Le « Coma » de Guyotat, lu par Chéreau, pour boucler la boucle avec poésie et fragilité
La cage de scène à nu, une chaise. C’est par un geste de théâtre simple et essentiel que Patrice Chéreau a clos le Festival d’Avignon, 67e du nom, vendredi 26 juillet. Le metteur en scène, qui a triomphé au Festival d’Aix-en-Provence avec sa sublime Elektra (Le Monde du 12 juillet), a offert au public chanceux de cette soirée unique – à tous les sens du terme, même si le spectacle, créé au Théâtre de l’Odéon en 2009, a un peu, trop peu, tourné – un moment de profonde émotion en lisant-incarnant Coma, de Pierre Guyotat.
Chéreau est arrivé sur la scène le plus sobrement du monde, pieds nus, en chemise grise et pantalon noir. « Je dédie cette soirée à Valérie Lang », a-t-il dit sans une once de pathos, en hommage à la comédienne défunte. Puis il a commencé la « lecture » de ce texte extraordinaire qu’est Coma, signé par Guyotat en 2006. Une « lecture » comme le metteur en scène en offre de temps en temps, depuis l’an 2000, avec Fiodor Dostoïevski ou Hervé Guibert : dans l’incarnation d’un texte, d’une langue – qui sont d’ailleurs d’autant plus matérialisés que Chéreau garde toujours les feuilles de papier à la main –, et pas dans celle d’un personnage.
C’est d’autant plus réussi que Coma, pour être un grand texte, est nettement plus accessible que d’autres livres de son auteur, tout en restant dans le déploiement d’une langue absolument inouïe. Pierre Guyotat y raconte, de son écriture charnelle, cosmique, organique, la crise, l’effondrement qui a failli l’emporter, à la fin des années 1970 et au début des années 1980, aux alentours de ses 40 ans – « un âge que, dès l’adolescence, j’avais décidé de ne pas dépasser », écrit-il.
Coma est surtout un magnifique autoportrait d’artiste, de son rapport à l’écriture qui « mâche du verbe et de la semence », à l’œuvre qui « est là, sous doigts », aux voix « qu’il faut qu’ libère de entrailles ». « Plus j’interviens physiquement dans la langue, plus j’ai la sensation de vivre ; transformer une langue en verbe est un acte volontaire, un acte physique. Un débat entre littérature et vie, oui, peut-être, mais pas entre ce que moi j’écris et la vie ; parce que c’est la vie, ce que je fais. »
Humanité offerte en partage
Patrice Chéreau porte cela avec une fragilité, une humanité offerte en partage, une retenue qui oblige à tendre l’oreille, comme s’il s’adressait à chaque spectateur en particulier.
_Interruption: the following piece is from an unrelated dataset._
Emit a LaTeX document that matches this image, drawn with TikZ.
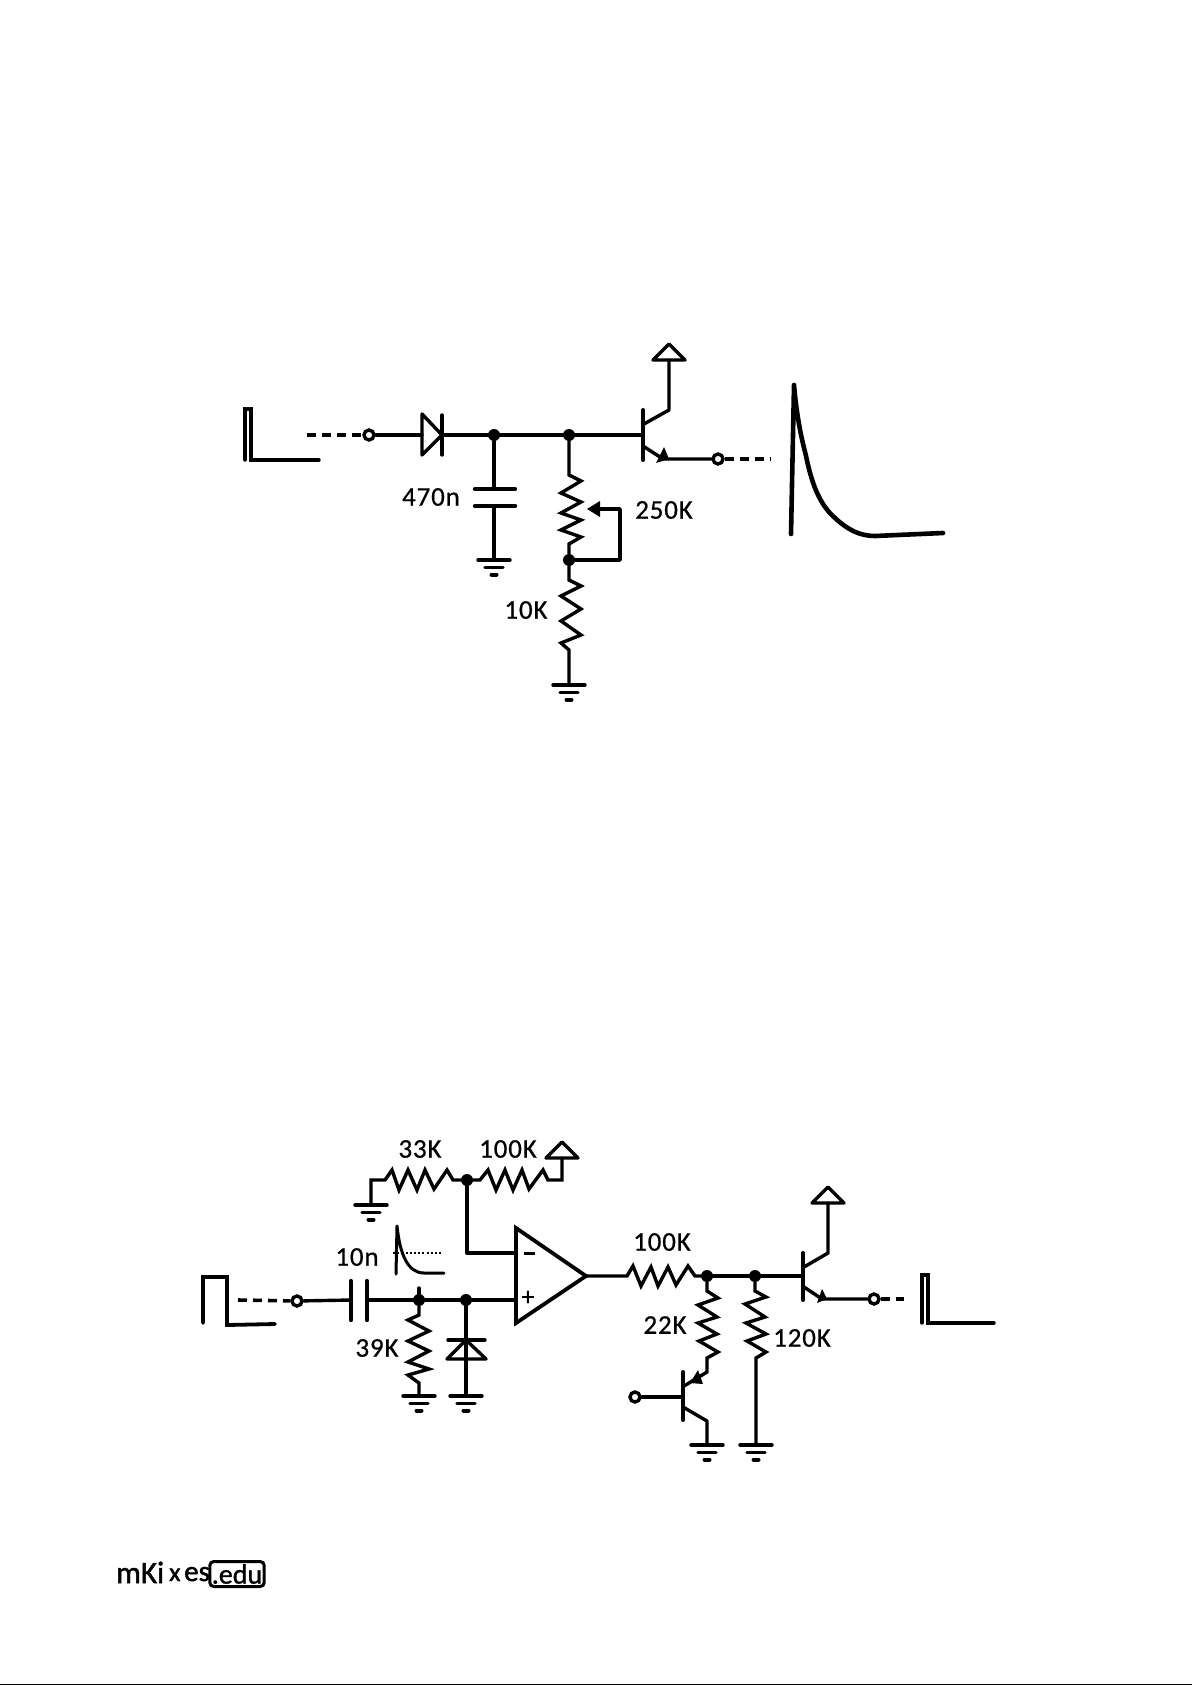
\documentclass[tikz,border=0pt]{standalone}
\usepackage{fontspec}
\setmainfont[FakeBold=0.6]{Carlito}
\tikzset{
  wire/.style={line width=3.4pt,line cap=round,line join=round},
  res/.style={line width=3.4pt,line cap=round,line join=miter},
  wave/.style={line width=3.4pt,line cap=round,line join=miter},
  dash wire/.style={line width=3.6pt,dash pattern=on 9pt off 6pt},
  dotn/.style={circle,fill=black,inner sep=0pt,minimum size=12pt},
  port/.style={circle,draw,line width=3.4pt,fill=white,inner sep=0pt,minimum size=10pt},
  lab/.style={font=\fontsize{27}{27}\addfontfeature{FakeBold=0.6,LetterSpace=3}\selectfont,inner sep=0pt},
  gnd/.pic={
    \draw[wire] (-16,0) -- (16,0);
    \draw[wire] (-9,7.5) -- (9,7.5);
    \draw[line width=4pt,line cap=round] (-2.5,14.5) -- (2.5,14.5);
  },
  vcc/.pic={
    \draw[wire] (-16,0) -- (16,0) -- (0,-16) -- cycle;
  }
}
\begin{document}
\begin{tikzpicture}[x=1pt,y=-1pt]
\useasboundingbox (0,0) rectangle (1192,1685);
\fill[white] (0,0) rectangle (1192,1685);
\fill[black] (0,1683.6) rectangle (1192,1685);

%%% TOP CIRCUIT
\draw[wave] (245,460) -- (245,409) -- (251,409) -- (251,460) -- (319,460);
\node[port] (p1) at (369,435) {};
\coordinate (dash1) at (307,435);
\draw[dash wire] (dash1) -- (p1);
\coordinate (dA) at (422,435);
\coordinate (dK) at (442,435);
\node[dotn] (n1) at (494,435) {};
\node[dotn] (n2) at (569,435) {};
\coordinate (q1b) at (643,435);
\draw[wire] (p1) -- (dA);
\draw[wire] (dK) -- (n1) -- (n2) -- (q1b);
\draw[wire] (dA) ++(0,-21) -- ++(0,41) -- (dK) -- cycle;
\draw[wire] (442,415) -- (442,455);
% capacitor
\coordinate (c1t) at (494,489);
\coordinate (c1b) at (494,506);
\coordinate (g1) at (494,560);
\draw[wire] (n1) -- (c1t);
\draw[wire] (c1b) -- (g1);
\draw[line width=4.4pt,line cap=round] (475,489) -- (515,489);
\draw[line width=4.4pt,line cap=round] (475,506) -- (515,506);
\pic at (g1) {gnd};
% pot
\node[dotn] (n3) at (569,560) {};
\draw[res] (n2) -- (569,475) -- (581,481) -- (561,493) -- (581,502) -- (561,513) -- (581,520) -- (561,530) -- (581,537) -- (569,544) -- (n3);
\coordinate (g2) at (569,685);
\draw[res] (n3) -- (569,580) -- (581,586) -- (561,596) -- (581,609) -- (561,621) -- (581,635) -- (561,643) -- (569,650) -- (g2);
\pic at (g2) {gnd};
\coordinate (wip) at (596,509);
\draw[wire] (n3) -- (620,560) -- (620,509) -- (wip);
\fill (587,509) -- (600,501) -- (600,517) -- cycle;
% transistor
\draw[line width=4pt,line cap=round] (643,410) -- (643,460);
\coordinate (v1) at (669,360);
\draw[wire] (644,424) -- (669,410) -- (v1);
\pic at (v1) {vcc};
\node[port] (p2) at (718,459) {};
\draw[wire] (643,446) -- (663,459) -- (p2);
\fill (656,463) -- (664,447) -- (669,459) -- cycle;
\coordinate (dash2) at (770,459);
\draw[dash wire] (p2) -- (dash2);
% output wave
\draw[line width=4.6pt,line cap=round,line join=round] (791,534) -- (794,385)
  .. controls (797,420) and (802,440) .. (806,456)
  .. controls (812,485) and (820,505) .. (835,518)
  .. controls (848,530) and (860,536) .. (875,536)
  -- (943,533);

\node[lab] (l470n) at (431,497) {470n};
\node[lab] (l250k) at (664,510) {250K};
\node[lab] (l10k) at (526,610) {10K};

%%% BOTTOM CIRCUIT
\draw[wave,line width=3.8pt] (203,1323) -- (203,1277) -- (227,1277) -- (227,1325) -- (275,1324);
\node[port] (p3) at (297,1301) {};
\coordinate (dash3) at (238,1300);
\draw[dash wire] (dash3) -- (p3);
\coordinate (c2a) at (351,1300);
\coordinate (c2b) at (367,1300);
\draw[wire] (p3) -- (c2a);
\draw[line width=4.4pt,line cap=round] (351,1281) -- (351,1320);
\draw[line width=4.4pt,line cap=round] (367,1281) -- (367,1320);
\node[dotn] (n4) at (419,1300) {};
\node[dotn] (n5) at (466,1300) {};
\coordinate (oapl) at (516,1300);
\draw[wire] (c2b) -- (n4) -- (n5) -- (oapl);
\draw[wire] (n4) -- (419,1288);
% 39K
\coordinate (g3) at (419,1396);
\draw[res] (n4) -- (419,1315) -- (408,1320) -- (429,1331) -- (408,1341) -- (429,1351) -- (408,1362) -- (429,1369) -- (408,1375) -- (419,1383) -- (g3);
\pic at (g3) {gnd};
% diode
\coordinate (g4) at (466,1396);
\draw[wire] (n5) -- (g4);
\draw[wire] (448,1340) -- (485,1340);
\draw[wire] (447,1359) -- (486,1359) -- (466,1340) -- cycle;
\pic at (g4) {gnd};
% opamp
\draw[line width=3.8pt,line join=miter] (516,1228) -- (586,1276) -- (516,1323) -- cycle;
\node[lab,font=\fontsize{26}{26}\selectfont] (plus) at (528,1298) {+};
\draw[line width=3pt] (524,1253) -- (535,1253);
\node[dotn] (n6) at (467,1180) {};
\coordinate (oapm) at (516,1253);
\draw[wire] (n6) -- (467,1253) -- (oapm);
% 33K
\coordinate (g5) at (371,1205);
\draw[res] (g5) -- (371,1180) -- (385,1180) -- (392,1170) -- (399,1190) -- (408,1170) -- (417,1190) -- (425,1170) -- (434,1189) -- (447,1170) -- (453,1180) -- (n6);
\pic at (g5) {gnd};
% 100K top
\coordinate (v2) at (562,1158);
\draw[res] (n6) -- (480,1180) -- (488,1170) -- (496,1190) -- (505,1170) -- (513,1190) -- (522,1170) -- (529,1189) -- (543,1170) -- (548,1180) -- (562,1180) -- (v2);
\pic at (v2) {vcc};
% 10n inset
\draw[line width=3pt,line cap=round,line join=round] (396,1274) -- (397,1226)
  .. controls (400,1255) and (408,1273) .. (424,1273) -- (444,1273);
\draw[line width=1.2pt,dash pattern=on 2pt off 2.2pt] (393,1253) -- (441,1253);
% output side
\node[dotn] (n7) at (707,1276) {};
\node[dotn] (n8) at (755,1276) {};
\coordinate (oout) at (586,1276);
\coordinate (q2b) at (803,1276);
\draw[res] (oout) -- (627,1276) -- (633,1266) -- (641,1286) -- (651,1267) -- (658,1286) -- (668,1267) -- (676,1285) -- (688,1266) -- (695,1276) -- (n7);
\draw[wire] (n7) -- (n8) -- (q2b);
\draw[line width=4pt,line cap=round] (803,1253) -- (803,1300);
\coordinate (v3) at (828,1203);
\draw[wire] (804,1267) -- (828,1253) -- (v3);
\pic at (v3) {vcc};
\node[port] (p4) at (874,1299) {};
\draw[wire] (804,1287) -- (822,1299) -- (p4);
\fill (817,1303) -- (822,1289) -- (827,1299) -- cycle;
\coordinate (dash4) at (904,1299);
\draw[dash wire] (p4) -- (dash4);
\draw[wave] (922,1323) -- (922,1275) -- (928,1275) -- (928,1323) -- (994,1323);
% 22K
\draw[res] (n7) -- (707,1291) -- (718,1298) -- (698,1305) -- (717,1317) -- (698,1323) -- (717,1334) -- (699,1341) -- (718,1352) -- (707,1358) -- (707,1372) -- (684,1386);
\fill (690,1383) -- (698,1370) -- (703,1384) -- cycle;
\draw[line width=4pt,line cap=round] (683,1372) -- (683,1420);
\node[port] (p5) at (635,1397) {};
\coordinate (q3b) at (683,1397);
\draw[wire] (p5) -- (q3b);
\coordinate (g6) at (707,1445);
\draw[wire] (683,1407) -- (707,1421) -- (g6);
\pic at (g6) {gnd};
% 120K
\coordinate (g7) at (756,1445);
\draw[res] (n8) -- (755,1291) -- (766,1297) -- (745,1304) -- (765,1317) -- (746,1323) -- (766,1334) -- (747,1341) -- (766,1352) -- (756,1358) -- (g7);
\pic at (g7) {gnd};

\node[lab] (l33k) at (420,1149) {33K};
\node[lab] (l100a) at (508,1149) {100K};
\node[lab] (l10n) at (357,1257) {10n};
\node[lab] (l39k) at (377,1348) {39K};
\node[lab] (l100b) at (662,1242) {100K};
\node[lab] (l22k) at (665,1325) {22K};
\node[lab] (l120k) at (802,1338) {120K};

%%% FOOTER
\node[inner sep=0pt,font=\fontsize{31}{31}\addfontfeature{FakeBold=1.5}\selectfont,anchor=base west] (ft1) at (116,1583) {mKi};
\node[inner sep=0pt,font=\fontsize{26}{26}\addfontfeature{FakeBold=1.5}\selectfont,anchor=base west] (ft2) at (169,1581) {x};
\node[inner sep=0pt,font=\fontsize{29}{29}\addfontfeature{FakeBold=1.5}\selectfont,anchor=base west] (ft3) at (184,1581) {es};
\node[lab,font=\fontsize{28}{28}\addfontfeature{FakeBold=1}\selectfont,draw,line width=3pt,rounded corners=4pt,inner xsep=2pt,minimum height=25pt,minimum width=50pt] (ft4) at (237,1574) {.edu};
\end{tikzpicture}
\end{document}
Alors il vous emporte, ce récit d’une renaissance fragile et lumineuse, parce que Pierre Guyotat parle comme personne de la douleur de vivre et du bonheur d’être au monde, d’y faire acte de présence, dans la simple contemplation d’une petite tortue qui vient délicatement s’inviter sur la page en train de s’écrire, par exemple. Mais aussi de la famille, de la mort, du sexe et de la liberté qui réside dans le fait de s’être toujours tenu à distance « de la richesse et du luxe » réservés à quelques-uns, et qui sont toujours restés à Pierre Guyotat « insupportables ».
Et puis, à la fin, à l’évocation, dans Coma, des ouvriers maghrébins dans leurs baraquements, sont revenus des échos de Par les villages, monté par Stanislas Nordey dans la Cour d’honneur du Palais des papes. Une boucle s’est merveilleusement bouclée entre le début de ce Festival d’Avignon et sa clôture, entre le poème dramatique de Peter Handke et le récit poétique de Pierre Guyotat. Deux immenses écrivains contemporains ont embrassé cette dernière édition signée par Hortense Archambault et Vincent Baudriller. Et ça, c’était bien.